View Training as a Way to Cut Unnecessary Costs & Increase Sales
Restaurant employee training creates a domino effect that can make or break your business — especially at a time when restaurants are subject to unprecedented standards and unfamiliar operational requirements. In a world marred by pandemic, employees who lack proper training threaten not only to harm your restaurant’s reputation but to jeopardize the health of guests and fellow employees.
Training your employees properly can:
- Improve order accuracy and reduce refunds. Make sure your staff understand your refund and cancellation policy. Dash makes it easy to keep third-party orders organized to avoid missing orders and making mistakes.

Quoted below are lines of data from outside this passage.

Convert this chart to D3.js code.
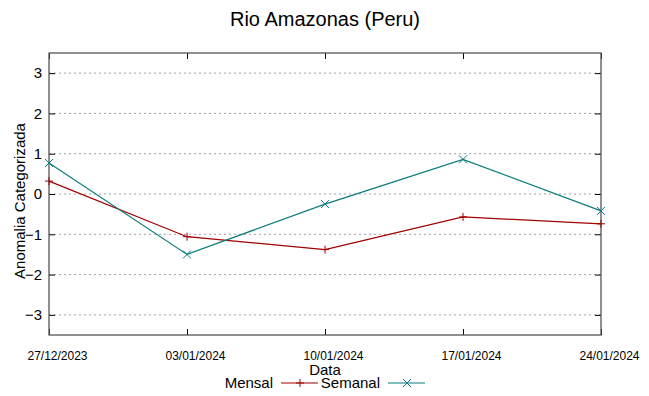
<!DOCTYPE html>
<html>
<head>
<meta charset="utf-8">
<script src="https://cdn.jsdelivr.net/npm/d3@7"></script>
<style>
  body { margin: 0; background: #fff; }
  text { font-family: "Liberation Sans", Arial, sans-serif; fill: #000; }
</style>
</head>
<body>
<svg id="chart" width="649" height="396"></svg>
<script>
// dates on the x axis
var dates = ["27/12/2023", "03/01/2024", "10/01/2024", "17/01/2024", "24/01/2024"];
var mensal = [0.32, -1.06, -1.38, -0.57, -0.74];
var semanal = [0.77, -1.50, -0.25, 0.86, -0.42];
var yTicks = [-3, -2, -1, 0, 1, 2, 3];

var width = 649, height = 396;
var plotLeft = 49, plotRight = 601, plotTop = 53, plotBottom = 335;

var svg = d3.select("#chart");

var parse = d3.timeParse("%d/%m/%Y");
var x = d3.scaleTime()
    .domain([parse(dates[0]), parse(dates[dates.length - 1])])
    .range([plotLeft, plotRight]);
var y = d3.scaleLinear().domain([-3.5, 3.5]).range([plotBottom, plotTop]);

// horizontal dotted grid
svg.append("g").selectAll("line").data(yTicks).enter().append("line")
    .attr("x1", plotLeft).attr("x2", plotRight)
    .attr("y1", function(d) { return y(d); })
    .attr("y2", function(d) { return y(d); })
    .attr("stroke", "#a0a0a0")
    .attr("stroke-width", 1)
    .attr("stroke-dasharray", "2,3");

// y axis (left + mirror on right)
var yAxis = d3.axisLeft(y).tickValues(yTicks).tickSize(-6).tickPadding(7).tickFormat(d3.format("d"));
var gy = svg.append("g").attr("transform", "translate(" + plotLeft + ",0)").call(yAxis);
gy.select(".domain").remove();
gy.selectAll("line").attr("stroke", "#000");
gy.selectAll("text").style("font-size", "15px").style("font-family", "Liberation Sans, Arial, sans-serif").attr("fill", "#000");

var gyr = svg.append("g").attr("transform", "translate(" + plotRight + ",0)")
    .call(d3.axisRight(y).tickValues(yTicks).tickSize(-6).tickFormat(""));
gyr.select(".domain").remove();
gyr.selectAll("line").attr("stroke", "#000");

// x axis (bottom + mirror on top)
var xAxis = d3.axisBottom(x).tickValues(dates.map(parse)).tickSize(-6).tickPadding(16)
    .tickFormat(d3.timeFormat("%d/%m/%Y"));
var gx = svg.append("g").attr("transform", "translate(0," + plotBottom + ")").call(xAxis);
gx.select(".domain").remove();
gx.selectAll("line").attr("stroke", "#000");
gx.selectAll("text").attr("dx", 8).style("font-size", "12px").style("font-family", "Liberation Sans, Arial, sans-serif").attr("fill", "#000");

var gxt = svg.append("g").attr("transform", "translate(0," + plotTop + ")")
    .call(d3.axisTop(x).tickValues(dates.map(parse)).tickSize(-6).tickFormat(""));
gxt.select(".domain").remove();
gxt.selectAll("line").attr("stroke", "#000");

// border
svg.append("rect")
    .attr("x", plotLeft).attr("y", plotTop)
    .attr("width", plotRight - plotLeft).attr("height", plotBottom - plotTop)
    .attr("fill", "none").attr("stroke", "#555").attr("stroke-width", 1.3);

var series = [
    { name: "Mensal", values: mensal, color: "#a00000", mark: "plus" },
    { name: "Semanal", values: semanal, color: "#0a7c7c", mark: "cross" }
];

var line = d3.line()
    .x(function(d, i) { return x(parse(dates[i])); })
    .y(function(d) { return y(d); });

function drawMark(g, cx, cy, mark, color) {
    var s = 4;
    if (mark == "plus") {
        g.append("path").attr("d", "M" + (cx - s) + "," + cy + "H" + (cx + s) + "M" + cx + "," + (cy - s) + "V" + (cy + s))
            .attr("stroke", color).attr("stroke-width", 1);
    } else {
        g.append("path").attr("d", "M" + (cx - s) + "," + (cy - s) + "L" + (cx + s) + "," + (cy + s) + "M" + (cx - s) + "," + (cy + s) + "L" + (cx + s) + "," + (cy - s))
            .attr("stroke", color).attr("stroke-width", 1);
    }
}

series.forEach(function(s) {
    var g = svg.append("g");
    g.append("path").datum(s.values)
        .attr("d", line)
        .attr("fill", "none")
        .attr("stroke", s.color)
        .attr("stroke-width", 1.2);
    s.values.forEach(function(v, i) {
        drawMark(g, x(parse(dates[i])), y(v), s.mark, s.color);
    });
});

// title and axis labels
svg.append("text").attr("x", 325).attr("y", 26).attr("text-anchor", "middle")
    .style("font-size", "20px").text("Rio Amazonas (Peru)");
svg.append("text").attr("transform", "translate(25,201) rotate(-90)").attr("text-anchor", "middle")
    .style("font-size", "15px").text("Anomalia Categorizada");
svg.append("text").attr("x", 325).attr("y", 375).attr("text-anchor", "middle")
    .style("font-size", "15px").text("Data");

// legend
var legendX = [273, 380];
series.forEach(function(s, i) {
    var lx = legendX[i];
    svg.append("text").attr("x", lx).attr("y", 388).attr("text-anchor", "end")
        .style("font-size", "15px").text(s.name);
    svg.append("line").attr("x1", lx + 8).attr("x2", lx + 45).attr("y1", 383).attr("y2", 383)
        .attr("stroke", s.color).attr("stroke-width", 1.2);
    drawMark(svg, lx + 27, 383, s.mark, s.color);
});
</script>
</body>
</html>
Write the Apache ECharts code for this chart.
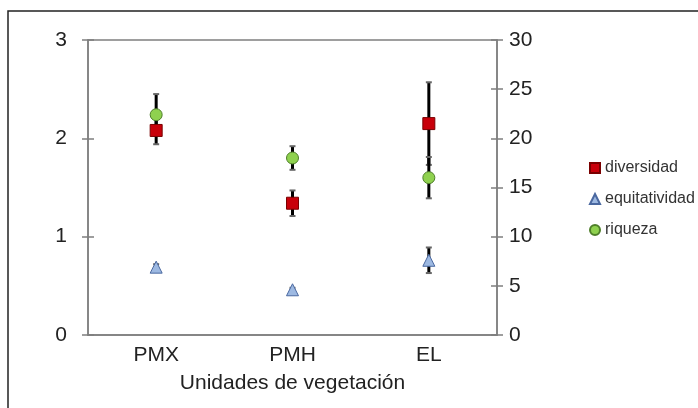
<!DOCTYPE html>
<html>
<head>
<meta charset="utf-8">
<script src="https://cdn.jsdelivr.net/npm/echarts@6/dist/echarts.min.js"></script>
<style>html,body{margin:0;padding:0;background:#fff}#c{width:698px;height:408px}</style>
</head>
<body>
<div id="c"></div>
<script>
const categories = ['PMX', 'PMH', 'EL'];
const leftTicks = [0, 1, 2, 3];
const rightTicks = [0, 5, 10, 15, 20, 25, 30];
const diversidad = [2.08, 1.34, 2.15];
const diversidadErr = [0.14, 0.13, 0.42];
const equitatividad = [0.69, 0.46, 0.76];
const equitatividadErr = [0.03, 0.02, 0.13];
const riqueza = [22.4, 18.0, 16.0];
const riquezaErr = [2.1, 1.2, 2.1];

const chart = echarts.init(document.getElementById('c'), null, {renderer: 'canvas'});
const font = 'Liberation Sans, Arial, sans-serif';
const axisGrey = '#7f7f7f';

function errData(vals, errs) {
  return vals.map((v, i) => [i, v - errs[i], v + errs[i]]);
}
function errRender(params, api) {
  const x = api.value(0);
  const lo = api.coord([x, api.value(1)]);
  const hi = api.coord([x, api.value(2)]);
  const cw = 3;
  return {
    type: 'group',
    children: [
      {type: 'line', shape: {x1: lo[0], y1: lo[1], x2: hi[0], y2: hi[1]}, style: {stroke: '#000', lineWidth: 3}},
      {type: 'line', shape: {x1: lo[0] - cw, y1: lo[1], x2: lo[0] + cw, y2: lo[1]}, style: {stroke: '#666', lineWidth: 2}},
      {type: 'line', shape: {x1: hi[0] - cw, y1: hi[1], x2: hi[0] + cw, y2: hi[1]}, style: {stroke: '#666', lineWidth: 2}}
    ]
  };
}

const option = {
  animation: false,
  backgroundColor: '#fff',
  textStyle: {fontFamily: font},
  graphic: [{
    type: 'rect', shape: {x: 8, y: 11, width: 720, height: 420},
    style: {fill: 'none', stroke: '#222', lineWidth: 1.5}, z: -1
  }],
  grid: {left: 88, right: 201, top: 40, bottom: 73, show: true, borderColor: axisGrey, borderWidth: 1.5, backgroundColor: 'transparent'},
  legend: {
    orient: 'vertical', left: 584, top: 155, itemGap: 15, itemWidth: 10, itemHeight: 10,
    textStyle: {fontSize: 16, color: '#333', fontFamily: font},
    data: ['diversidad', 'equitatividad', 'riqueza']
  },
  xAxis: {
    type: 'category', data: categories, boundaryGap: true,
    axisLine: {lineStyle: {color: axisGrey, width: 1.5}},
    axisTick: {show: false},
    axisLabel: {fontSize: 21, color: '#222', margin: 10},
    name: 'Unidades de vegetación', nameLocation: 'middle', nameGap: 38,
    nameTextStyle: {fontSize: 21, color: '#222'}
  },
  yAxis: [
    {type: 'value', min: 0, max: 3, interval: 1, position: 'left',
     axisLine: {show: true, lineStyle: {color: axisGrey, width: 1.5}},
     axisTick: {show: false},
     axisLabel: {fontSize: 21, color: '#222', margin: 21, formatter: v => leftTicks.includes(v) ? String(v) : ''},
     splitLine: {show: false}},
    {type: 'value', min: 0, max: 30, interval: 5, position: 'right',
     axisLine: {show: true, lineStyle: {color: axisGrey, width: 1.5}},
     axisTick: {show: false},
     axisLabel: {fontSize: 21, color: '#222', margin: 12, formatter: v => rightTicks.includes(v) ? String(v) : ''},
     splitLine: {show: false}},
    {type: 'value', min: 0, max: 3, interval: 1, position: 'left', offset: -6,
     axisLine: {show: false}, axisLabel: {show: false}, splitLine: {show: false},
     axisTick: {show: true, length: 12, lineStyle: {color: axisGrey, width: 1.5}}},
    {type: 'value', min: 0, max: 30, interval: 5, position: 'right', offset: -6,
     axisLine: {show: false}, axisLabel: {show: false}, splitLine: {show: false},
     axisTick: {show: true, length: 12, lineStyle: {color: axisGrey, width: 1.5}}}
  ],
  series: [
    {type: 'custom', yAxisIndex: 0, renderItem: errRender, data: errData(diversidad, diversidadErr), z: 2, silent: true},
    {type: 'custom', yAxisIndex: 0, renderItem: errRender, data: errData(equitatividad, equitatividadErr), z: 2, silent: true},
    {type: 'custom', yAxisIndex: 1, renderItem: errRender, data: errData(riqueza, riquezaErr), z: 2, silent: true},
    {name: 'diversidad', type: 'scatter', yAxisIndex: 0, data: diversidad, symbol: 'rect', symbolSize: 12, z: 5,
     itemStyle: {color: '#c8000a', borderColor: '#7a0000', borderWidth: 1, opacity: 1}},
    {name: 'equitatividad', type: 'scatter', yAxisIndex: 0, data: equitatividad, symbol: 'triangle', symbolSize: 12, z: 5,
     itemStyle: {color: '#9db9e2', borderColor: '#4a68a0', borderWidth: 1, opacity: 1}},
    {name: 'riqueza', type: 'scatter', yAxisIndex: 1, data: riqueza, symbol: 'circle', symbolSize: 12, z: 6,
     itemStyle: {color: '#8fd14f', borderColor: '#4f7f2a', borderWidth: 1, opacity: 1}}
  ]
};
chart.setOption(option);
</script>
</body>
</html>
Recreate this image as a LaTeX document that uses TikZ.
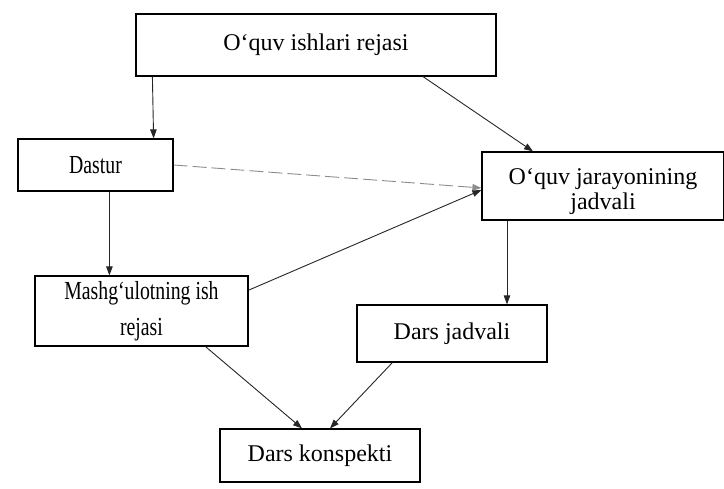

- Ensure a positive customer experience. Thanks to social media and news coverage, customers are acutely aware of COVID-19’s impact on the restaurant industry. Guests will appreciate your well-trained employees’ ability to maintain a safe environment while providing excellent service under such challenging circumstances.
- Increase sales. Train your employees on upselling and cross-selling techniques to boost sales. Set them up for success by re-engineering your menu to include suggested pairings for dishes, sides, and alcohol. Restaurant owners have also found success selling groceries to customers who are fed up with the grocery store shopping experience. Los Sombreros in Scottsdale and Phoenix Arizona is just one of many restaurants that has taken advantage of this opportunity to boost sales. If you offer groceries, teach employees how to effectively promote them.
Train Employees to Ensure Your Take-Out Operations Run Smoothly
Even as restaurants around the country reopen their doors for dine-in service, many Americans are still hesitant to reintegrate themselves into the restaurant dining experience. As such, take-out and delivery service will likely remain crucial to your business indefinitely.
Set your restaurant apart from the competition by turning your take-out service into a well-oiled machine. Seamless operations will ensure a positive guest experience and encourage repeat customers.
Take-out and delivery involve many moving parts and potential points of failure. Consider delegating a manager to oversee this specific arm of your operations.
Recognize the Importance of Ongoing Behavioral Changes
Safe service training for both FOH and HOH staff involves behavior change that will develop and improve over time. Training will become an ongoing process, so be patient with your staff.
Remain sympathetic to the challenges they are now facing both at work and in their personal lives due to COVID-19. Present yourself as a supportive resource for employees and communicate to them that you are available to talk when they need you. Change can be difficult, but employees will be open to it if you are encouraging and patient.
Focus on Feedback & Positive Reinforcement
In these unprecedented times, listening to your customers can earn you their trust and repeat business. Many customers are understandably concerned about their health and safety when dining out or ordering to-go, so it is more important than ever to give them a positive experience.
Customer feedback is a valuable asset to your employee training program. Take the time to review feedback — both positive and negative — and incorporate it into training sessions. This can quell recurring problems and highlight positive behaviors that your employees should maintain.
Whether you are bringing back furloughed staff, hiring brand-new employees as your operations ramp up, or working with employees who stuck with you through the initial throes of COVID-19, thoughtful and ongoing training will remain vital to your restaurant’s success.